◆ Exercise details ◆
Copy each line of the listing below exactly.

◆ Collected data ◆
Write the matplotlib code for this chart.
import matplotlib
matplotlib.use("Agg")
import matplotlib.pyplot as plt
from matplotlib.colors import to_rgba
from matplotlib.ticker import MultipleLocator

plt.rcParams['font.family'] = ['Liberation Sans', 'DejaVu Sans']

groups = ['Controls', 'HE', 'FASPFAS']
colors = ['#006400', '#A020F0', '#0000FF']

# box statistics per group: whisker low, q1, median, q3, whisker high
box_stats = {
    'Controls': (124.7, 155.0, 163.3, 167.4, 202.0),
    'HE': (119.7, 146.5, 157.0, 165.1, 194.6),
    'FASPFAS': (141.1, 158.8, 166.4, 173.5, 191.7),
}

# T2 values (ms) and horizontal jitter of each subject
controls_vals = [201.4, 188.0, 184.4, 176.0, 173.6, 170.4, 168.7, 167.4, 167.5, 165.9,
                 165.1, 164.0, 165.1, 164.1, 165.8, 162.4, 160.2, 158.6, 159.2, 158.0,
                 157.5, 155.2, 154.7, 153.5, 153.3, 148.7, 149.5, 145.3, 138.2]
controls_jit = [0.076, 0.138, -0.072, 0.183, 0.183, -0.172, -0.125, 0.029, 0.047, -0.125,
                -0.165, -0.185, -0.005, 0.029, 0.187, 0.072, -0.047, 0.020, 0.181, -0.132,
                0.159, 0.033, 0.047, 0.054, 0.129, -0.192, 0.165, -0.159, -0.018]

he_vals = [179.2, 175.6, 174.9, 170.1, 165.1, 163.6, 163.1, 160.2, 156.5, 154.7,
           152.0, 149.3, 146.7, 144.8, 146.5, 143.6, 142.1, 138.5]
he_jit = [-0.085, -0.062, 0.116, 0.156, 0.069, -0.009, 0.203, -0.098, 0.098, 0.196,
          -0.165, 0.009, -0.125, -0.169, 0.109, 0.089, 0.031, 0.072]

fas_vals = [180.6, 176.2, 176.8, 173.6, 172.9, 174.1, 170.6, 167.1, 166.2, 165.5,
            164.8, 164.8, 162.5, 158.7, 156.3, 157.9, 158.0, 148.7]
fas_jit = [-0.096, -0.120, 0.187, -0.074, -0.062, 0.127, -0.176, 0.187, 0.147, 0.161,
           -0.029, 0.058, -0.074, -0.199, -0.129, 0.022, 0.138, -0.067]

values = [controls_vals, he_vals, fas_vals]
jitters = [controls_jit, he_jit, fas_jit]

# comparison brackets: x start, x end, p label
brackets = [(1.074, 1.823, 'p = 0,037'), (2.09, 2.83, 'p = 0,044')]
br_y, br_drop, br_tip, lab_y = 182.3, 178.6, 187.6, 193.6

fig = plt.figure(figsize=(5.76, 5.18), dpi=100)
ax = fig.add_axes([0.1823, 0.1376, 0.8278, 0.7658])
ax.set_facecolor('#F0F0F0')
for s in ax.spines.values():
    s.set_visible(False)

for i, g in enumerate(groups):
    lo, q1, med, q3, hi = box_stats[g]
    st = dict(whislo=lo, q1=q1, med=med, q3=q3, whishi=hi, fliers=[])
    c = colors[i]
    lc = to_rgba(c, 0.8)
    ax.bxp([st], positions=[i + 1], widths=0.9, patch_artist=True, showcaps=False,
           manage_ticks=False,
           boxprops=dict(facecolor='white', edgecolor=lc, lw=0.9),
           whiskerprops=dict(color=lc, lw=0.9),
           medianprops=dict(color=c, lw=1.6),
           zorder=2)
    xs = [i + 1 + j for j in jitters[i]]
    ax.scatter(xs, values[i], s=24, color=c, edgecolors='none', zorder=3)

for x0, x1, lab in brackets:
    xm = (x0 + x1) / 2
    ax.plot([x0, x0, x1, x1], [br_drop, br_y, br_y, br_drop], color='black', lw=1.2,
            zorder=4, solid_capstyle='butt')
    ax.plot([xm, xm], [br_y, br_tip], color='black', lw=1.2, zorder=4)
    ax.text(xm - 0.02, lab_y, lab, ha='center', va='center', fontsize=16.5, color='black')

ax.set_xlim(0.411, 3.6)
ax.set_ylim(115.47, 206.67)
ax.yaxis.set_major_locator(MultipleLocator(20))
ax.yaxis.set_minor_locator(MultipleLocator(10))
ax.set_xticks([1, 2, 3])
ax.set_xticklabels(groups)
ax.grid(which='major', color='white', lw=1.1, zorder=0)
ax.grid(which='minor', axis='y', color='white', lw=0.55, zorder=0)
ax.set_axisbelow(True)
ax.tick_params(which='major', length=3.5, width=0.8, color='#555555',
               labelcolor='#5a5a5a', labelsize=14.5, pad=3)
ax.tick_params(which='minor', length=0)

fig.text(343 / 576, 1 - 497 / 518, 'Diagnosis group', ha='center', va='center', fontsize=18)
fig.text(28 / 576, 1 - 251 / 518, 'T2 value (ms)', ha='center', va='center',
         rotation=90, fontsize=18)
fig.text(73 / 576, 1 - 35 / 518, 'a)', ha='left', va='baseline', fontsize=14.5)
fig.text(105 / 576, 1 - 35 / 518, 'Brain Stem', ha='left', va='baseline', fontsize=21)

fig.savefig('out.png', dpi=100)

◆ Response to this exercise ◆
Write the matplotlib code for this chart.
import matplotlib
matplotlib.use("Agg")
import matplotlib.pyplot as plt
from matplotlib.colors import to_rgba
from matplotlib.ticker import MultipleLocator

plt.rcParams['font.family'] = ['Liberation Sans', 'DejaVu Sans']

groups = ['Controls', 'HE', 'FASPFAS']
colors = ['#006400', '#A020F0', '#0000FF']

# box statistics per group: whisker low, q1, median, q3, whisker high
box_stats = {
    'Controls': (124.7, 155.0, 163.3, 167.4, 202.0),
    'HE': (119.7, 146.5, 157.0, 165.1, 194.6),
    'FASPFAS': (141.1, 158.8, 166.4, 173.5, 191.7),
}

# T2 values (ms) and horizontal jitter of each subject
controls_vals = [201.4, 188.0, 184.4, 176.0, 173.6, 170.4, 168.7, 167.4, 167.5, 165.9,
                 165.1, 164.0, 165.1, 164.1, 165.8, 162.4, 160.2, 158.6, 159.2, 158.0,
                 157.5, 155.2, 154.7, 153.5, 153.3, 148.7, 149.5, 145.3, 138.2]
controls_jit = [0.076, 0.138, -0.072, 0.183, 0.183, -0.172, -0.125, 0.029, 0.047, -0.125,
                -0.165, -0.185, -0.005, 0.029, 0.187, 0.072, -0.047, 0.020, 0.181, -0.132,
                0.159, 0.033, 0.047, 0.054, 0.129, -0.192, 0.165, -0.159, -0.018]

he_vals = [179.2, 175.6, 174.9, 170.1, 165.1, 163.6, 163.1, 160.2, 156.5, 154.7,
           152.0, 149.3, 146.7, 144.8, 146.5, 143.6, 142.1, 138.5]
he_jit = [-0.085, -0.062, 0.116, 0.156, 0.069, -0.009, 0.203, -0.098, 0.098, 0.196,
          -0.165, 0.009, -0.125, -0.169, 0.109, 0.089, 0.031, 0.072]

fas_vals = [180.6, 176.2, 176.8, 173.6, 172.9, 174.1, 170.6, 167.1, 166.2, 165.5,
            164.8, 164.8, 162.5, 158.7, 156.3, 157.9, 158.0, 148.7]
fas_jit = [-0.096, -0.120, 0.187, -0.074, -0.062, 0.127, -0.176, 0.187, 0.147, 0.161,
           -0.029, 0.058, -0.074, -0.199, -0.129, 0.022, 0.138, -0.067]

values = [controls_vals, he_vals, fas_vals]
jitters = [controls_jit, he_jit, fas_jit]

# comparison brackets: x start, x end, p label
brackets = [(1.074, 1.823, 'p = 0,037'), (2.09, 2.83, 'p = 0,044')]
br_y, br_drop, br_tip, lab_y = 182.3, 178.6, 187.6, 193.6

fig = plt.figure(figsize=(5.76, 5.18), dpi=100)
ax = fig.add_axes([0.1823, 0.1376, 0.8278, 0.7658])
ax.set_facecolor('#F0F0F0')
for s in ax.spines.values():
    s.set_visible(False)

for i, g in enumerate(groups):
    lo, q1, med, q3, hi = box_stats[g]
    st = dict(whislo=lo, q1=q1, med=med, q3=q3, whishi=hi, fliers=[])
    c = colors[i]
    lc = to_rgba(c, 0.8)
    ax.bxp([st], positions=[i + 1], widths=0.9, patch_artist=True, showcaps=False,
           manage_ticks=False,
           boxprops=dict(facecolor='white', edgecolor=lc, lw=0.9),
           whiskerprops=dict(color=lc, lw=0.9),
           medianprops=dict(color=c, lw=1.6),
           zorder=2)
    xs = [i + 1 + j for j in jitters[i]]
    ax.scatter(xs, values[i], s=24, color=c, edgecolors='none', zorder=3)

for x0, x1, lab in brackets:
    xm = (x0 + x1) / 2
    ax.plot([x0, x0, x1, x1], [br_drop, br_y, br_y, br_drop], color='black', lw=1.2,
            zorder=4, solid_capstyle='butt')
    ax.plot([xm, xm], [br_y, br_tip], color='black', lw=1.2, zorder=4)
    ax.text(xm - 0.02, lab_y, lab, ha='center', va='center', fontsize=16.5, color='black')

ax.set_xlim(0.411, 3.6)
ax.set_ylim(115.47, 206.67)
ax.yaxis.set_major_locator(MultipleLocator(20))
ax.yaxis.set_minor_locator(MultipleLocator(10))
ax.set_xticks([1, 2, 3])
ax.set_xticklabels(groups)
ax.grid(which='major', color='white', lw=1.1, zorder=0)
ax.grid(which='minor', axis='y', color='white', lw=0.55, zorder=0)
ax.set_axisbelow(True)
ax.tick_params(which='major', length=3.5, width=0.8, color='#555555',
               labelcolor='#5a5a5a', labelsize=14.5, pad=3)
ax.tick_params(which='minor', length=0)

fig.text(343 / 576, 1 - 497 / 518, 'Diagnosis group', ha='center', va='center', fontsize=18)
fig.text(28 / 576, 1 - 251 / 518, 'T2 value (ms)', ha='center', va='center',
         rotation=90, fontsize=18)
fig.text(73 / 576, 1 - 35 / 518, 'a)', ha='left', va='baseline', fontsize=14.5)
fig.text(105 / 576, 1 - 35 / 518, 'Brain Stem', ha='left', va='baseline', fontsize=21)

fig.savefig('out.png', dpi=100)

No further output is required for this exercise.